Since `ListAggregate` is a `ScalarFnVTable`, it participates in reduce/reduce_parent:

- **Self-reduce**: constant list folding, count from list sizes, min/max from statistics.
- **Parent-reduce**: child encodings match on `ExactScalarFn<ListAggregate>` (e.g., Dict
pushes down Min/Max to values, RunEnd converts Sum to weighted sum).

### Aggregate push-down

Reduce rules can push aggregates into the Scan API (e.g., Count from row group metadata,
Min/Max from column-chunk statistics). Details are out of scope for this RFC.

## Compatibility

No file format or wire format changes. Public API additions:

- `DynAccumulator` trait, `Accumulator<V>` implementation
- `AggregateFnVTable` trait with `GroupState` and built-in implementations
- `ListAggregate` scalar function and expression constructors

## Drawbacks

- **New trait surface area.** `AggregateFnVTable` and `DynAccumulator` mirror existing
`ScalarFnVTable` patterns.
- **Reduce rule coverage.** Not all (encoding, aggregate) pairs will have optimized kernels
initially. The per-group fallback is correct but slower.
- **`GroupState` as enum.** Aggregates like Sum need an enum over dtypes (I64, F64, Decimal).
The match is per-batch, so branch cost is negligible.
- **`merge` accepts `&Scalar`, `finalize` returns `Scalar`.** These are at the boundary
between typed vtable and erased encoding system. Overhead is per-chunk/per-group, not
per-element.

## Alternatives

### Separate list scalar functions

Individual `ListSum`, `ListMin`, etc. as `ScalarFnVTable` implementations. Duplicates logic
across N functions with no shared optimization path.

### Keep aggregates as `ComputeFn` only

No expression tree participation, no lazy evaluation, no reduce_parent optimization.

### Dedicated `AggregateFnArray`

Structurally identical to `ScalarFnArray` with one child. `ExactScalarFn<ListAggregate>`
provides the same typed matching without a new array type.

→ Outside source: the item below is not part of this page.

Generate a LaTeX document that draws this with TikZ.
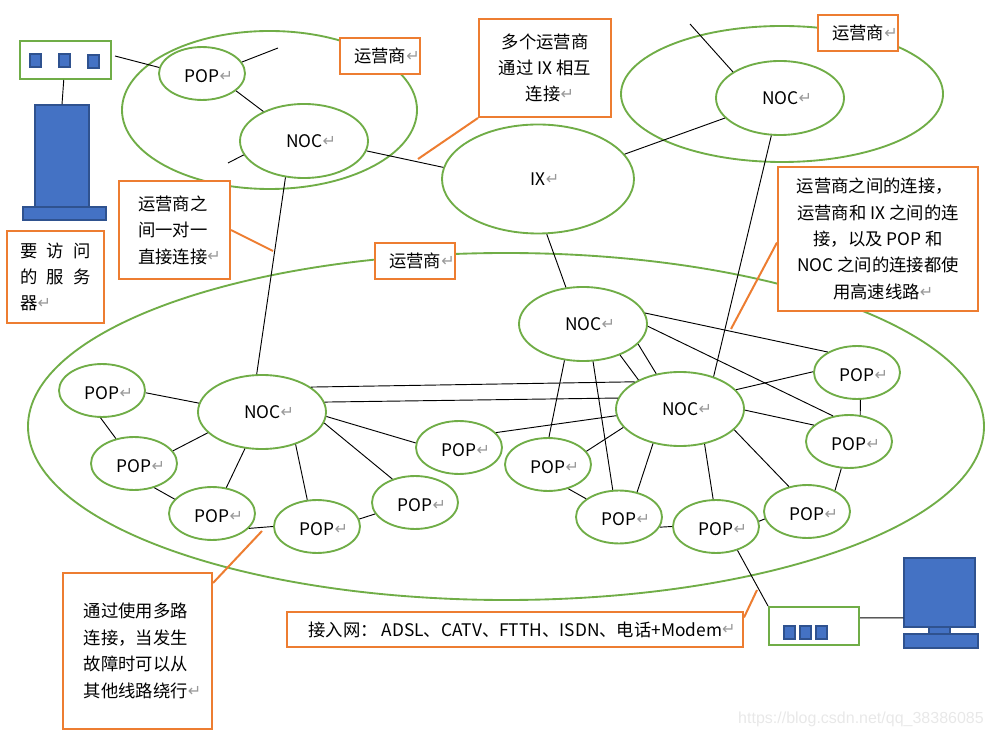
\documentclass[tikz,border=0pt]{standalone}
\usepackage{fontspec}
\setmainfont{Noto Sans CJK SC}
\newfontfamily\arrowfont{DejaVu Sans}
\newfontfamily\markfont{Liberation Sans}
\usetikzlibrary{shapes.geometric}
\definecolor{grn}{HTML}{70AD47}
\definecolor{org}{HTML}{ED7D31}
\definecolor{blu}{HTML}{4472C4}
\definecolor{dblu}{HTML}{2F528F}
\newcommand{\ret}{{\color{black!40}\arrowfont\fontsize{12}{12}\selectfont\raisebox{0.8pt}{↵}}}
\newcommand{\lb}[1]{\hspace*{10.5pt}#1\ret}
\newcommand{\lp}{\makebox[40pt]{\lb{POP}}}
\newcommand{\ind}{\hspace*{7.5pt}}
\tikzset{
  ring/.style={ellipse,draw=grn,line width=1.4pt,inner sep=0pt,font=\fontsize{13}{19.8}\selectfont},
  pop/.style={ring,minimum width=64.5pt,minimum height=39.7pt,text height=13.3pt,text depth=0pt},
  noc/.style={ring,minimum width=96pt,minimum height=55.5pt},
  cloud/.style={ring},
  lbl/.style={rectangle,draw=org,fill=white,line width=1.5pt,inner sep=0pt,font=\fontsize{13}{19.8}\selectfont},
  gbox/.style={rectangle,draw=grn,line width=1.5pt,inner sep=0pt},
  hw/.style={rectangle,draw=dblu,fill=blu,line width=1.1pt,inner sep=0pt},
  link/.style={draw=black,line width=0.7pt},
  olink/.style={draw=org,line width=1.5pt}
}
\begin{document}
\begin{tikzpicture}[x=0.75pt,y=-0.75pt]
\useasboundingbox (0,0) rectangle (992,737);
% large areas
\node[cloud,minimum width=221.25pt,minimum height=118.5pt] (area1) at (269.5,110) {};
\node[cloud,minimum width=241.5pt,minimum height=102pt] (area2) at (782,94) {};
\node[cloud,minimum width=717pt,minimum height=260.25pt] (area3) at (506,426.5) {};
% top left
\node[pop] (p1) at (202,73.5) {\lp};
\node[noc] (n1) at (304,141) {\lb{NOC}};
\node[ring,minimum width=144pt,minimum height=81.75pt] (ix) at (538,179) {\lb{IX}};
\node[noc] (n2) at (780,98) {\lb{NOC}};
\node[noc] (n3) at (583,324) {\lb{NOC}};
\node[noc] (n4) at (680,409) {\lb{NOC}};
\node[noc] (n5) at (262,412) {\lb{NOC}};
% right POPs
\node[pop] (pa) at (857,372.5) {\lp};
\node[pop] (pb) at (849,441.5) {\lp};
\node[pop] (pc) at (807,511.5) {\lp};
\node[pop] (pd) at (716,526.5) {\lp};
\node[pop] (pe) at (619,517) {\lp};
\node[pop] (pf) at (548,464.5) {\lp};
% left POPs
\node[pop] (l1) at (102,390.5) {\lp};
\node[pop] (l2) at (134,463.5) {\lp};
\node[pop] (l3) at (212,513.5) {\lp};
\node[pop] (l4) at (317,526.5) {\lp};
\node[pop] (l5) at (415,502.5) {\lp};
\node[pop] (l6) at (459,447.5) {\lp};
% server and switch
\node[gbox,minimum width=68.25pt,minimum height=28.5pt] (sw) at (65.5,60) {};
\node[hw,minimum width=8.25pt,minimum height=9.5pt] (sq1) at (35.5,60.5) {};
\node[hw,minimum width=8.25pt,minimum height=9.5pt] (sq2) at (64.5,60.5) {};
\node[hw,minimum width=8.25pt,minimum height=9.5pt] (sq3) at (93.5,61.5) {};
\node[hw,minimum width=40.5pt,minimum height=76.5pt] (srv) at (62,156) {};
\node[hw,minimum width=62.25pt,minimum height=9.75pt] (srvb) at (64.5,213.5) {};
% client and router
\node[gbox,minimum width=67.5pt,minimum height=28.5pt] (rt) at (814,626) {};
\node[hw,minimum width=8.25pt,minimum height=9.5pt] (rq1) at (789.5,632.5) {};
\node[hw,minimum width=8.25pt,minimum height=9.5pt] (rq2) at (805.5,632.5) {};
\node[hw,minimum width=8.25pt,minimum height=9.5pt] (rq3) at (821.5,632.5) {};
\node[hw,minimum width=15.75pt,minimum height=7pt] (pcn) at (939.5,629.5) {};
\node[hw,minimum width=53.25pt,minimum height=51.75pt] (pcm) at (939.5,592.5) {};
\node[hw,minimum width=55.5pt,minimum height=10.5pt] (pcb) at (941,641) {};
% labels
\node[lbl,minimum width=60pt,minimum height=27pt] (b1) at (380,56) {\lb{运营商}};
\node[lbl,minimum width=99pt,minimum height=73.5pt,align=center] (b2) at (545,68) {多个运营商\\通过 IX 相互\\\ind 连接\ret};
\node[lbl,minimum width=60pt,minimum height=27pt] (b3) at (858,33) {\lb{运营商}};
\node[lbl,minimum width=83.25pt,minimum height=73.5pt,align=left] (b4) at (174.5,230) {\ind 运营商之\\\ind 间一对一\\\ind 直接连接\ret};
\node[lbl,minimum width=72.75pt,minimum height=69pt,align=left] (b5) at (55.5,277) {要 \hspace{4pt}访 \hspace{4pt}问\\的 \hspace{4pt}服 \hspace{4pt}务\\器\ret};
\node[lbl,minimum width=60pt,minimum height=27pt] (b6) at (415,261) {\lb{运营商}};
\node[lbl,minimum width=150pt,minimum height=108pt,align=center] (b7) at (878,239) {运营商之间的连接，\hspace*{5pt}\\运营商和 IX 之间的连\\接，以及 POP 和\\NOC 之间的连接都使\\\hspace*{8pt}用高速线路\ret};
\node[lbl,minimum width=342pt,minimum height=26.25pt] (b8) at (515,629.5) {\lb{接入网： ADSL、CATV、FTTH、ISDN、电话+Modem}};
\node[lbl,minimum width=111.75pt,minimum height=117pt,align=left] (b9) at (137.5,651) {\ind 通过使用多路\\\ind 连接，当发生\\\ind 故障时可以从\\\ind 其他线路绕行\ret};
\node[text=black!9,font=\markfont\fontsize{12}{12}\selectfont,inner sep=0pt] (wm) at (861,719) {https://blog.csdn.net/qq\_38386085};
% free ends
\coordinate (e1) at (278,48);
\coordinate (e2) at (228,163);
\coordinate (e3) at (690,24);
\coordinate (o1) at (418,159);
\coordinate (o2) at (273,251);
\coordinate (o3) at (731,329);
\coordinate (o4) at (262,531);
\coordinate (o5) at (757,590);
% connectors
\draw[link] ([shift={(3,-4)}]sw.east) -- (p1.172);
\draw[link] (sw.265) -- (srv.north);
\draw[link] (p1.16) -- (e1);
\draw[link] (p1.-27) -- (n1.144);
\draw[link] (n1.-167) -- (e2);
\draw[link] (n1.-9) -- (ix.173.5);
\draw[link] (n1.-117) -- (n5.98);
\draw[link] (ix.16) -- (n2.200);
\draw[link] (n2.151) -- (e3);
\draw[link] (n2.257) -- (n4.44);
\draw[link] (ix.-81) -- (n3.115);
\draw[link] (n3.10) -- (pa.145);
\draw[link] (n3.-2.5) -- (pb.122);
\draw[link] (n3.-40.5) -- (n4.145);
\draw[link] (n3.-20) -- (n4.124);
\draw[link] (n3.-117) -- (pf.88);
\draw[link] (n3.-75) -- (pe.103);
\draw[link] (n5.27) -- (n4.149);
\draw[link] (n5.9) -- (n4.170);
\draw[link] (n4.186) -- (l6.22);
\draw[link] (n4.198) -- (pf.19);
\draw[link] (n4.232) -- (pe.54);
\draw[link] (n4.-55) -- (pd.96.5);
\draw[link] (n4.-21.6) -- (pc.126);
\draw[link] (n4.-1.7) -- (pb.155);
\draw[link] (n4.19) -- (pa.179);
\draw[link] (pa.-83) -- (pb.67.5);
\draw[link] (pb.254) -- (pc.37);
\draw[link] (pc.190.6) -- (pd.7.5);
\draw[link] (pe.-14) -- (pd.180);
\draw[link] (pf.-50) -- (pe.151);
\draw[link] (pd.-48) -- (rt.north west);
\draw[link] (rt.10) -- (pcm.215.5);
\draw[link] (l1.-3) -- (n5.172);
\draw[link] (l1.267) -- (l2.126);
\draw[link] (l2.18) -- (n5.201);
\draw[link] (l2.-50) -- (l3.159);
\draw[link] (l3.61) -- (n5.245);
\draw[link] (l3.-22) -- (l4.180);
\draw[link] (l4.110) -- (n5.-44);
\draw[link] (l4.10) -- (l5.196);
\draw[link] (l5.134) -- (n5.-10);
\draw[link] (l6.174) -- (n5.-4);
\draw[olink] (b2.south west) -- (o1);
\draw[olink] (b4.east) -- (o2);
\draw[olink] (b7.182) -- (o3);
\draw[olink] (b9.42.5) -- (o4);
\draw[olink] (b8.3) -- (o5);
\end{tikzpicture}
\end{document}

### Per-function `dyn DynAccumulator` without `GroupState`

Each aggregate implements `DynAccumulator` directly via an `accumulator()` factory method,
with no `GroupState` associated type. Every aggregate reimplements encoding dispatch,
per-group fallback, canonicalization, and output buffer management. The `GroupState` design
factors all orchestration into `Accumulator<V>`, written once.

## Future Possibilities

- **Partial aggregation**: `state_dtype` and `merge` enable serializing intermediate state
for distributed execution.
- **Aggregate push-down in Scan**: push aggregates into `LayoutReader` during file scan.
- **`finalize_batch`**: bulk `Vec<GroupState> -> ArrayRef` without per-group `Scalar`
allocation.
- **Fused selection + aggregation**: process only selected regions of compressed elements
without full decompression.
- **Window functions**: separate trait with different execution semantics.